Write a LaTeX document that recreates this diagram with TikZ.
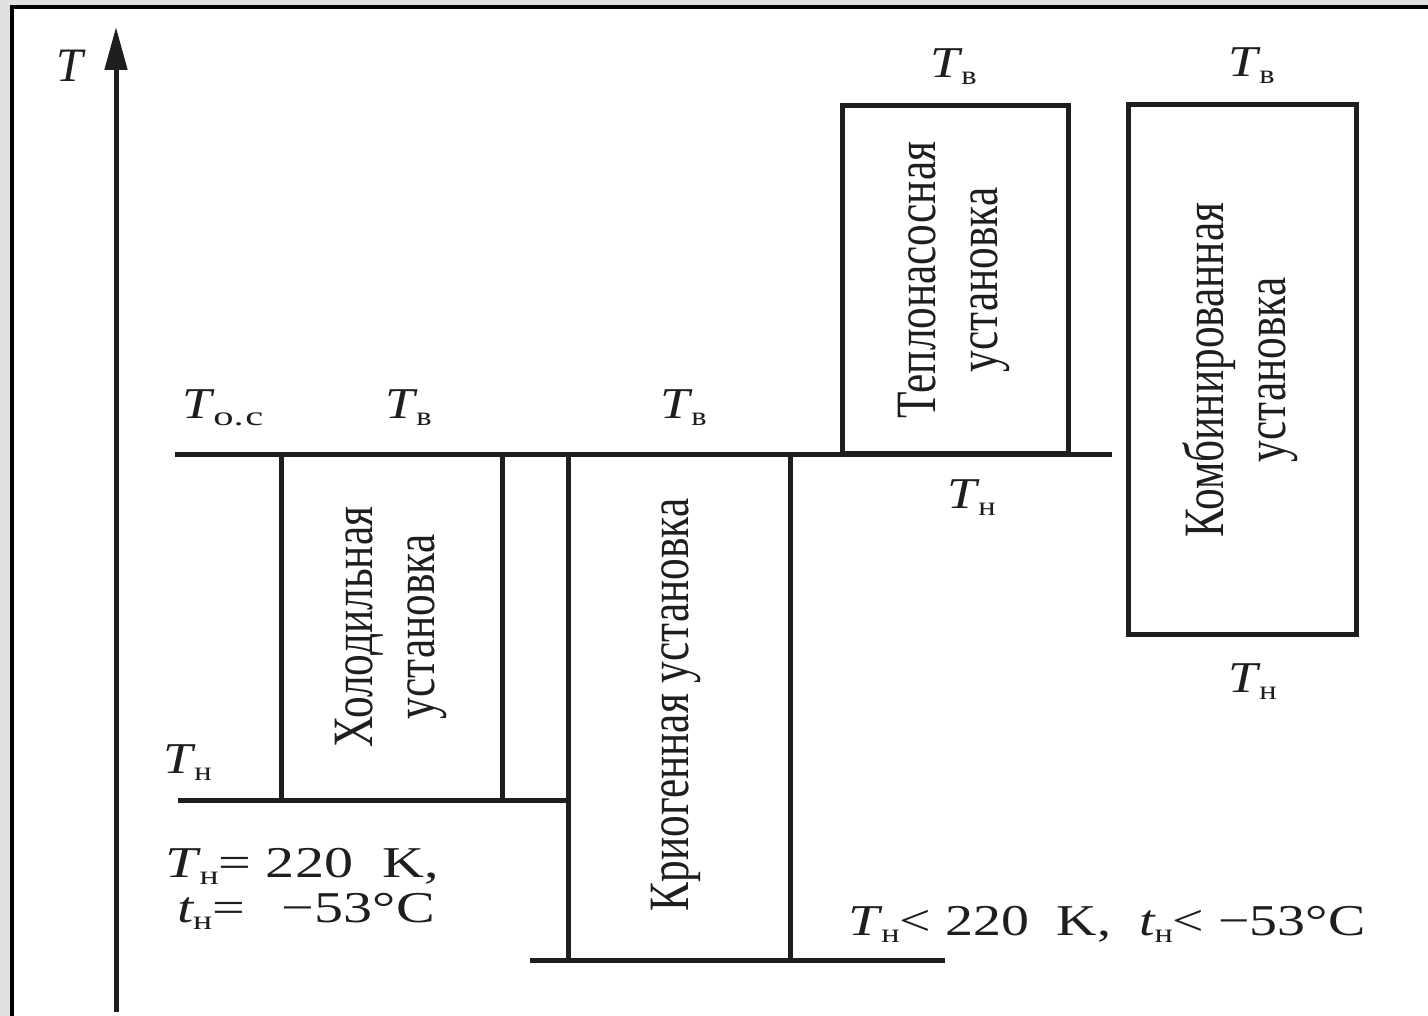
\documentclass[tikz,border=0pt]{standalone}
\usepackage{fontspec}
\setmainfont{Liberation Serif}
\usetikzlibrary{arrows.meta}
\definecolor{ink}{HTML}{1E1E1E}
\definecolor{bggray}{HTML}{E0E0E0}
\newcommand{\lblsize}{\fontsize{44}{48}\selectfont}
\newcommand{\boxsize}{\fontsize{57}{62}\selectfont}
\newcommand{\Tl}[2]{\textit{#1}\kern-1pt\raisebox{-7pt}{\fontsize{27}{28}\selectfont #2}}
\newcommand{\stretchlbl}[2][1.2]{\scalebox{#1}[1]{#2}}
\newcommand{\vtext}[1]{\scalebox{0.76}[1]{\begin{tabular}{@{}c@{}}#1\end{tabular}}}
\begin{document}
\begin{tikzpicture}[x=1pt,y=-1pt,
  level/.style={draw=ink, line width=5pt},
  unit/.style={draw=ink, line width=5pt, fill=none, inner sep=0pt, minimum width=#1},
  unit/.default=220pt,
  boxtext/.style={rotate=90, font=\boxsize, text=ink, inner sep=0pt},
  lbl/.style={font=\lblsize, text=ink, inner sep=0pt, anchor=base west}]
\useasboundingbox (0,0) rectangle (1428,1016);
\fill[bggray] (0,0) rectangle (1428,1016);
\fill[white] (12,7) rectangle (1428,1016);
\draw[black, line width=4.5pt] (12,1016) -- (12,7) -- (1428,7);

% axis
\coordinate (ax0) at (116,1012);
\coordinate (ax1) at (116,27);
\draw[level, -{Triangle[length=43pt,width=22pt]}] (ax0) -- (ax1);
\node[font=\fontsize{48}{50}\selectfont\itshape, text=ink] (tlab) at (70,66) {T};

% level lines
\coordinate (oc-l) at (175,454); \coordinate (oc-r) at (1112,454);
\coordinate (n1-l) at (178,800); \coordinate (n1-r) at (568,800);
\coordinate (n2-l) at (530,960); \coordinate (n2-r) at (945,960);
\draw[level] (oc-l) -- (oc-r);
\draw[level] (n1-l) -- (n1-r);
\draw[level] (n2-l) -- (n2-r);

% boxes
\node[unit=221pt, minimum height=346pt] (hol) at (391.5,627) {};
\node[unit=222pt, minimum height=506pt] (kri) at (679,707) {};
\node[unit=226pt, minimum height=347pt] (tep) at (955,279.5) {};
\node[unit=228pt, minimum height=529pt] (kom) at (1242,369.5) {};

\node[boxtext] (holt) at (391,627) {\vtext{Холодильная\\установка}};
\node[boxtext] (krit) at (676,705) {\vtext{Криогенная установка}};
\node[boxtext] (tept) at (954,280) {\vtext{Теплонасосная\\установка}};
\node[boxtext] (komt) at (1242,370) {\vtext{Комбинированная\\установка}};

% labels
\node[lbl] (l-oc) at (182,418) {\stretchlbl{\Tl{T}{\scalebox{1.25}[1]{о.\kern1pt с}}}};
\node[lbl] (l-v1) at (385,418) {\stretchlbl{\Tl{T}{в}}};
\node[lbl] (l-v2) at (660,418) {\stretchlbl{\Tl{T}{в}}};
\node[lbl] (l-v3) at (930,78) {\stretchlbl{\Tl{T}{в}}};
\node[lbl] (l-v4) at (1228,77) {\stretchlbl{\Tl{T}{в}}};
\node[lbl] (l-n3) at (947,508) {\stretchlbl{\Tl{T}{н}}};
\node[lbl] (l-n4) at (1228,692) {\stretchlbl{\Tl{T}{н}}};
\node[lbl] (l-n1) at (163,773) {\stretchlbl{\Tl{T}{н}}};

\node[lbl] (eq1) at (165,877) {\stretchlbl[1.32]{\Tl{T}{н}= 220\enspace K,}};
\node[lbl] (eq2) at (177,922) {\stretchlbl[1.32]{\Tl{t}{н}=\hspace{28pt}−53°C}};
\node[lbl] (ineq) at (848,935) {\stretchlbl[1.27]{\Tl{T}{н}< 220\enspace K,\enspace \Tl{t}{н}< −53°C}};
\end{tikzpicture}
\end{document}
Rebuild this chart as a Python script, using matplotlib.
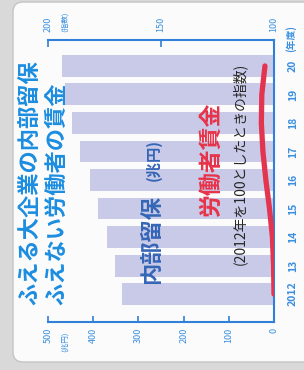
::::::::
Search the entries for the string "this" and collect each line that has it.

Write a LaTeX document that recreates this diagram with TikZ.
Rebuild this chart as a Python script, using matplotlib.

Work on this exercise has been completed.